Extract only the lines from the start of the entries below to the line with "nice=False, zero=True), axis=None)", inclusive; omit every picture.

* TASK INPUT:
★ ★ ★ ★ ★

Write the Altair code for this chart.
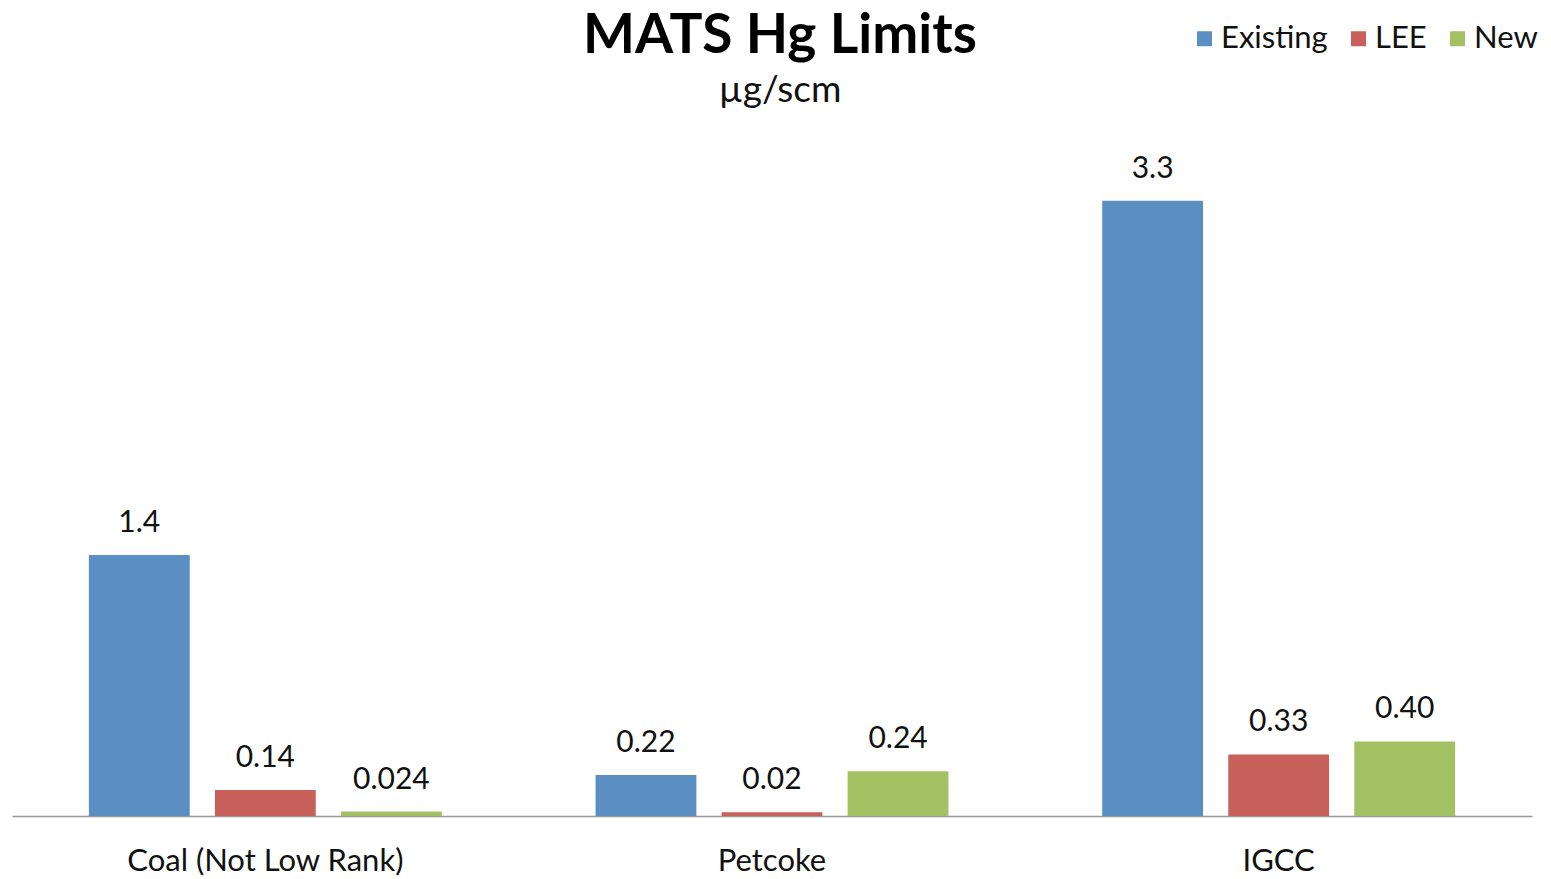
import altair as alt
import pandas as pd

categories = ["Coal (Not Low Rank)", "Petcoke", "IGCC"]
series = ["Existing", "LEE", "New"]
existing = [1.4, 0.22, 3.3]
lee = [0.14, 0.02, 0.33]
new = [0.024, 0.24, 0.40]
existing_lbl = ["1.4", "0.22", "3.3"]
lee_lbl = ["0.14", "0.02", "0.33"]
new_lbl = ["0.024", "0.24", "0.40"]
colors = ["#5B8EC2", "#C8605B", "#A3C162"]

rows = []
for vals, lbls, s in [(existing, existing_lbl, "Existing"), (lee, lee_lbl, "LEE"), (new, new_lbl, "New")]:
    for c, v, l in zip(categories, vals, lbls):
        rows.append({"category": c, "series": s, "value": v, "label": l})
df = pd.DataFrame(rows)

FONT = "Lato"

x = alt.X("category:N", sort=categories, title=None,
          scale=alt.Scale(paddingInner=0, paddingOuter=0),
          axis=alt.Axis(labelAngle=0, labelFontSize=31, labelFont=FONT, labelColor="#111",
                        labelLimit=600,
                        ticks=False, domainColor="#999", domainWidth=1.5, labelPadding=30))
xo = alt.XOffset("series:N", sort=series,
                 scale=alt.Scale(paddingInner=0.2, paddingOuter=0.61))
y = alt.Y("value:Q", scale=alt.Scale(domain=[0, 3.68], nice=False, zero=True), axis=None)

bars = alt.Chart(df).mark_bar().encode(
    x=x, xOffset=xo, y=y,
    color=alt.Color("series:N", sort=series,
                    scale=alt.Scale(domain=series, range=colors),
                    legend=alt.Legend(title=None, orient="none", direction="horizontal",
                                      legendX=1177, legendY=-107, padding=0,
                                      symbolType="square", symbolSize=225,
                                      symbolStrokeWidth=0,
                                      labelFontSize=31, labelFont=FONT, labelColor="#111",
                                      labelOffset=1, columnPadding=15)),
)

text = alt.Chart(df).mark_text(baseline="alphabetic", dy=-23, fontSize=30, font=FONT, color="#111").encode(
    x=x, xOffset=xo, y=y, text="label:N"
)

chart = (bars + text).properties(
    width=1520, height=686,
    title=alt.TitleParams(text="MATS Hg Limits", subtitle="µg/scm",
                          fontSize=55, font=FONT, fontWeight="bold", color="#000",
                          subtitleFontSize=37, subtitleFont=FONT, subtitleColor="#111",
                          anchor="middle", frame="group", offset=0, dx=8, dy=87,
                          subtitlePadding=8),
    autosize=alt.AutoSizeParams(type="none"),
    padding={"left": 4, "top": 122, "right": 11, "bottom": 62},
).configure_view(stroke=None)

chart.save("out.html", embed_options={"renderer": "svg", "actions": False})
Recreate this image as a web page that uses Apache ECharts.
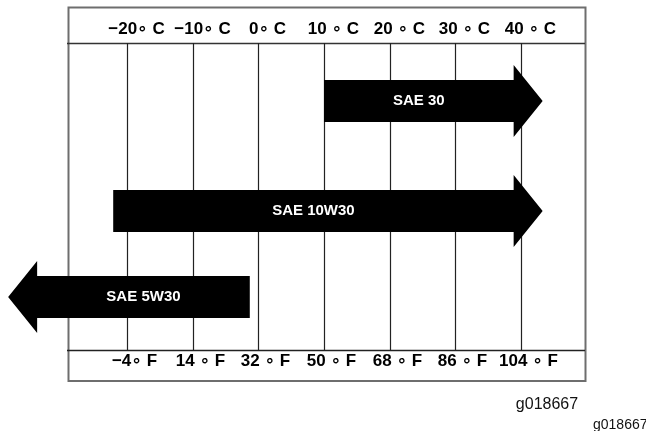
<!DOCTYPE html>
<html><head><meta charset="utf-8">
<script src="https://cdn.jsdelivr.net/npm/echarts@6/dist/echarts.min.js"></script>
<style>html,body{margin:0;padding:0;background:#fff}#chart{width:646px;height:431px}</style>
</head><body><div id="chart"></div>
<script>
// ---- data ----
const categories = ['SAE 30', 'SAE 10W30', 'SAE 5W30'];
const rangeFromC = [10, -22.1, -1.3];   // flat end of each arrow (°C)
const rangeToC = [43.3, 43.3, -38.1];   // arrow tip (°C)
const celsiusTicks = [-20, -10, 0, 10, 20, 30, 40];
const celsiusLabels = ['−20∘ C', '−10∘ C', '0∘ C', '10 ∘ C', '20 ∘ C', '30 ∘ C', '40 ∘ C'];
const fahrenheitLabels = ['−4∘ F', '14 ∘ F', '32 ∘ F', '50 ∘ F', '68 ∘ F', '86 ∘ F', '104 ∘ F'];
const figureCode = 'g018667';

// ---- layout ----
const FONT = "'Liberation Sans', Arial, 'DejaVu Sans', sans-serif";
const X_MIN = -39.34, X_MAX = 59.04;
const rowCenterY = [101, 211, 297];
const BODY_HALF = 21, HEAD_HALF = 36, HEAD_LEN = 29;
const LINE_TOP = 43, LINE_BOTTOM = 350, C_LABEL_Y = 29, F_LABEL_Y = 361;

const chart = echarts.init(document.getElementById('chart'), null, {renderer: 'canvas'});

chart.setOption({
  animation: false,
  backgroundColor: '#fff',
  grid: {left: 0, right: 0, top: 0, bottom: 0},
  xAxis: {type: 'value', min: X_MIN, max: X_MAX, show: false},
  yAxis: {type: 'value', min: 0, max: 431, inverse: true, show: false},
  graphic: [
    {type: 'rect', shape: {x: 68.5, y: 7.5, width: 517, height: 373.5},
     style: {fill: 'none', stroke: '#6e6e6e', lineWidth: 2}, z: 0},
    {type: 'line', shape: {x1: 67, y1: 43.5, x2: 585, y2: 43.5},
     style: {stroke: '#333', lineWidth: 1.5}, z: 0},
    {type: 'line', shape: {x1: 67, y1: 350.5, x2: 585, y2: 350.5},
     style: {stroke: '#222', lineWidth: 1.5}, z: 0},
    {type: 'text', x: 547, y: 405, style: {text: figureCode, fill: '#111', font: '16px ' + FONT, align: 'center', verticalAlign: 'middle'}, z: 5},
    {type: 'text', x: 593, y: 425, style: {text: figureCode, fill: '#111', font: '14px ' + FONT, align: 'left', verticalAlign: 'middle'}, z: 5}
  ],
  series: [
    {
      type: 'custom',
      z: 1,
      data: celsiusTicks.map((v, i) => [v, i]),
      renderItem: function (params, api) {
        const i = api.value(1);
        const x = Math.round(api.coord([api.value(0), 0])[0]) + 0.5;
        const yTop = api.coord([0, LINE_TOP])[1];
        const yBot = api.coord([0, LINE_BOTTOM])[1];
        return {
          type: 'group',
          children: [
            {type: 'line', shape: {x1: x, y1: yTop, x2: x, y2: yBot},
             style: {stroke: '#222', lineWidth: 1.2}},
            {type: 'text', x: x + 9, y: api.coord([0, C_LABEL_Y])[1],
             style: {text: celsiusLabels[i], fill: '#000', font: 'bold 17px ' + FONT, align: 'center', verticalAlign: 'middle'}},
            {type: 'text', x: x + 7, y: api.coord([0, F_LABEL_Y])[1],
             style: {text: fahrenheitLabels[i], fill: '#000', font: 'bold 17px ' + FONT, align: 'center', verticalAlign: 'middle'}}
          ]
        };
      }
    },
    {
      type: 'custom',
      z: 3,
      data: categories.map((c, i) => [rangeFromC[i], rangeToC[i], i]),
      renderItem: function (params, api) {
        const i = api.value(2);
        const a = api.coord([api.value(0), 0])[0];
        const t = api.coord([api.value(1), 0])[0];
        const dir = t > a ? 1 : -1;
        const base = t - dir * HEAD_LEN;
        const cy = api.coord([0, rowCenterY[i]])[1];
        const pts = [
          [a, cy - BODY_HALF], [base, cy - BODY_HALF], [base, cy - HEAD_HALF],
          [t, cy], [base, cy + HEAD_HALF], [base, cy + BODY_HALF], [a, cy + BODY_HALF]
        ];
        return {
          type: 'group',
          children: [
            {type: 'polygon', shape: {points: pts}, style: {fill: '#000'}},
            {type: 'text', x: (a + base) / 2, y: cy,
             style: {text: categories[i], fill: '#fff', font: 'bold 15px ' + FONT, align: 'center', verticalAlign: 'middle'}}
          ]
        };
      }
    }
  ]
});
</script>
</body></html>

★ ★ ★ ★ ★

* TASK RESULT:
Write the Altair code for this chart.
import altair as alt
import pandas as pd

categories = ["Coal (Not Low Rank)", "Petcoke", "IGCC"]
series = ["Existing", "LEE", "New"]
existing = [1.4, 0.22, 3.3]
lee = [0.14, 0.02, 0.33]
new = [0.024, 0.24, 0.40]
existing_lbl = ["1.4", "0.22", "3.3"]
lee_lbl = ["0.14", "0.02", "0.33"]
new_lbl = ["0.024", "0.24", "0.40"]
colors = ["#5B8EC2", "#C8605B", "#A3C162"]

rows = []
for vals, lbls, s in [(existing, existing_lbl, "Existing"), (lee, lee_lbl, "LEE"), (new, new_lbl, "New")]:
    for c, v, l in zip(categories, vals, lbls):
        rows.append({"category": c, "series": s, "value": v, "label": l})
df = pd.DataFrame(rows)

FONT = "Lato"

x = alt.X("category:N", sort=categories, title=None,
          scale=alt.Scale(paddingInner=0, paddingOuter=0),
          axis=alt.Axis(labelAngle=0, labelFontSize=31, labelFont=FONT, labelColor="#111",
                        labelLimit=600,
                        ticks=False, domainColor="#999", domainWidth=1.5, labelPadding=30))
xo = alt.XOffset("series:N", sort=series,
                 scale=alt.Scale(paddingInner=0.2, paddingOuter=0.61))
y = alt.Y("value:Q", scale=alt.Scale(domain=[0, 3.68], nice=False, zero=True), axis=None)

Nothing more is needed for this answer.